Dans un article précédent, consacré à la façon dont Edwy Plenel réécrivait l’histoire de son opposition sans failles à Denis Robert, nous écrivions : « L’erreur est humaine, dit-on. Les errements aussi. Mais quand on rédige publiquement son autobiographie, on s’expose à des trous de mémoire et l’on impose à la critique des médias de lutter contre l’amnésie. » Or Plenel, prenant prétexte de la publication par Mediapart d’une série d’articles consacrés à Pierre Bourdieu réédite sur son blog, assortie d’une sorte de préface, un article virulent qu’il avait rédigé contre Les Nouveaux Chiens de garde de Serge Halimi : un article dont il avait souhaité ou imposé la publication dans les colonnes du Monde diplomatique en février 1998.

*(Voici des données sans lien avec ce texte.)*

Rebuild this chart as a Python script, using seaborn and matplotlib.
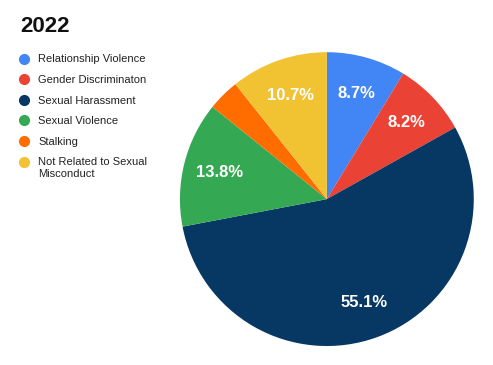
import matplotlib
matplotlib.use("Agg")
import matplotlib.pyplot as plt
from matplotlib.lines import Line2D
from matplotlib.legend_handler import HandlerLine2D
import seaborn as sns

categories = ["Relationship Violence", "Gender Discriminaton", "Sexual Harassment",
              "Sexual Violence", "Stalking", "Not Related to Sexual\nMisconduct"]
shares = [8.7, 8.2, 55.1, 13.8, 3.5, 10.7]
colors = ["#4285F4", "#EA4335", "#073763", "#34A853", "#FF6D01", "#F1C232"]
title = "2022"

sns.set_theme(style="white")
plt.rcParams['font.family'] = ['Liberation Sans', 'DejaVu Sans']


class TopLineHandler(HandlerLine2D):
    # put the marker next to the first line of a two-line label
    def create_artists(self, legend, orig_handle, xdescent, ydescent,
                       width, height, fontsize, trans):
        return super().create_artists(legend, orig_handle, xdescent,
                                      ydescent - 1.1 * fontsize, width, height,
                                      fontsize, trans)


fig = plt.figure(figsize=(4.93, 3.65), dpi=100)
ax = fig.add_axes([0.365, 0.052, 0.596, 0.805])

def fmt(p):
    # small slices stay unlabeled
    return f"{p:.1f}%" if p >= 5 else ""

wedges, texts, autotexts = ax.pie(
    shares, colors=colors, startangle=90, counterclock=False,
    autopct=fmt, pctdistance=0.75,
    wedgeprops=dict(linewidth=0),
    textprops=dict(color="white", fontsize=12, fontweight="bold"))
ax.set_xlim(-1, 1)
ax.set_ylim(-1, 1)
ax.set_aspect("equal")

fig.text(20 / 493, 1 - 26 / 365, title, fontsize=16, fontweight="bold",
         va="center", ha="left", color="#111111")

handles = [Line2D([0], [0], marker="o", linestyle="", markersize=7,
                  markerfacecolor=c, markeredgecolor=c) for c in colors]
hmap = {h: TopLineHandler() for h, lab in zip(handles, categories) if "\n" in lab}
fig.legend(handles, categories, loc="upper left",
           bbox_to_anchor=(14 / 493, 1 - 50 / 365), frameon=False,
           fontsize=8, handlelength=1.0, handletextpad=0.8,
           labelspacing=0.95, borderaxespad=0, labelcolor="#222222",
           handler_map=hmap)

fig.savefig("out.png", dpi=100)
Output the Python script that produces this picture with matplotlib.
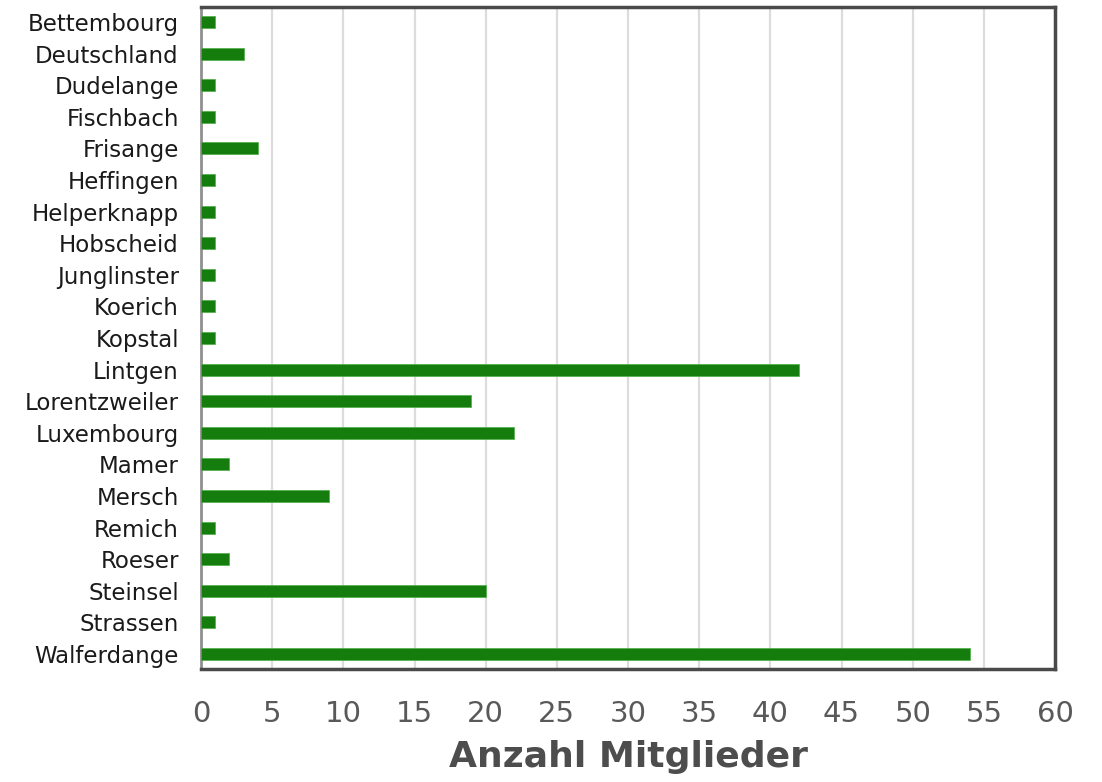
import matplotlib
matplotlib.use("Agg")
import matplotlib.pyplot as plt

# member counts per place
places = ["Bettembourg", "Deutschland", "Dudelange", "Fischbach", "Frisange",
          "Heffingen", "Helperknapp", "Hobscheid", "Junglinster", "Koerich",
          "Kopstal", "Lintgen", "Lorentzweiler", "Luxembourg", "Mamer",
          "Mersch", "Remich", "Roeser", "Steinsel", "Strassen", "Walferdange"]
members = [1, 3, 1, 1, 4, 1, 1, 1, 1, 1, 1, 42, 19, 22, 2, 9, 1, 2, 20, 1, 54]
x_ticks = list(range(0, 61, 5))

BAR_GREEN = "#157d0e"
FRAME_DARK = "#4a4a4a"
TICK_GRAY = "#595959"
GRID_GRAY = "#dcdcdc"

plt.rcParams["font.family"] = "DejaVu Sans"

fig = plt.figure(figsize=(11.02, 7.82), dpi=100)
ax = fig.add_axes([0.1824, 0.1445, 0.775, 0.8465])

ypos = list(range(len(places)))
ax.barh(ypos, members, height=0.38, color=BAR_GREEN, edgecolor="#4caf45",
        linewidth=0.5, zorder=3)

ax.set_xlim(0, 60)
ax.set_ylim(len(places) - 1 + 0.475, -0.475)
ax.set_xticks(x_ticks)
ax.set_yticks(ypos)
ax.set_yticklabels(places)

ax.grid(axis="x", color=GRID_GRAY, linewidth=1.6, zorder=0)
ax.set_axisbelow(True)

ax.tick_params(axis="x", length=0, pad=22, labelsize=21, labelcolor=TICK_GRAY)
ax.tick_params(axis="y", length=0, pad=16, labelsize=16.5, labelcolor="#1a1a1a")

for side in ["top", "right", "bottom"]:
    ax.spines[side].set_color(FRAME_DARK)
    ax.spines[side].set_linewidth(2.5)
ax.spines["left"].set_color("#909090")
ax.spines["left"].set_linewidth(2)

ax.set_xlabel("Anzahl Mitglieder", fontsize=26, fontweight="bold",
              color="#4d4d4d", labelpad=9)

fig.savefig("out.png", dpi=100, facecolor="white")
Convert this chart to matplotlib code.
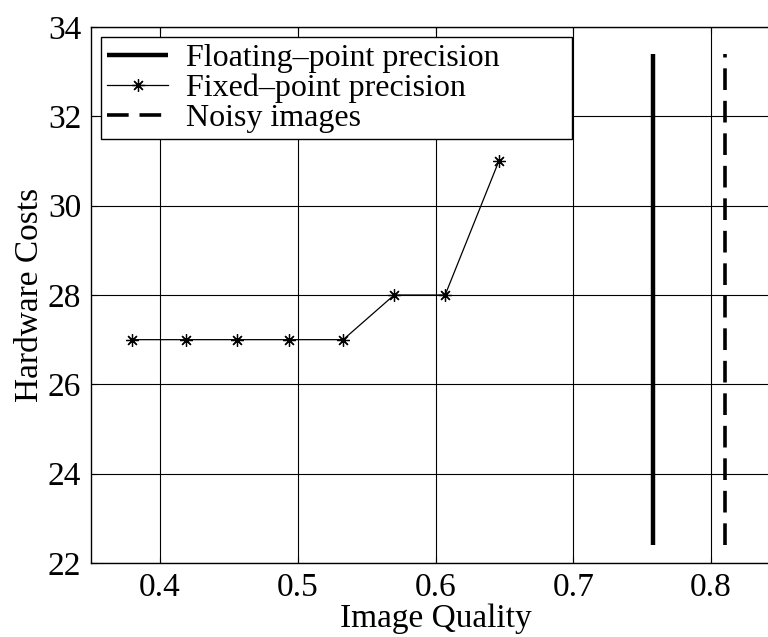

«  Rien ne remplace le jugement sur pièces  », déclare Plenel, en guise de justification de cette réédition. Force est de constater qu’il manque quelques pièces au dossier…

Un éclairage aveuglant

Edwy Plenel présente comme un débat avec Pierre Bourdieu (qui n’a jamais eu lieu) ce qui fut un combat contre Serge Halimi (et qui ne s’est pas arrêté avec le court pamphlet qu’il reproduit aujourd’hui).

C’est ainsi que l’on peut lire, dans la préface de Plenel, qu’à l’occasion de la publication par Mediapart des articles sur Bourdieu, « certains lecteurs rappellent notre différend à propos du journalisme, exprimé lors de la parution sous son parrainage des Nouveaux Chiens de garde de Serge Halimi ». Or l’article que reproduit Plenel est une charge sans nuances… contre l’ouvrage d’Halimi. Étrange déplacement…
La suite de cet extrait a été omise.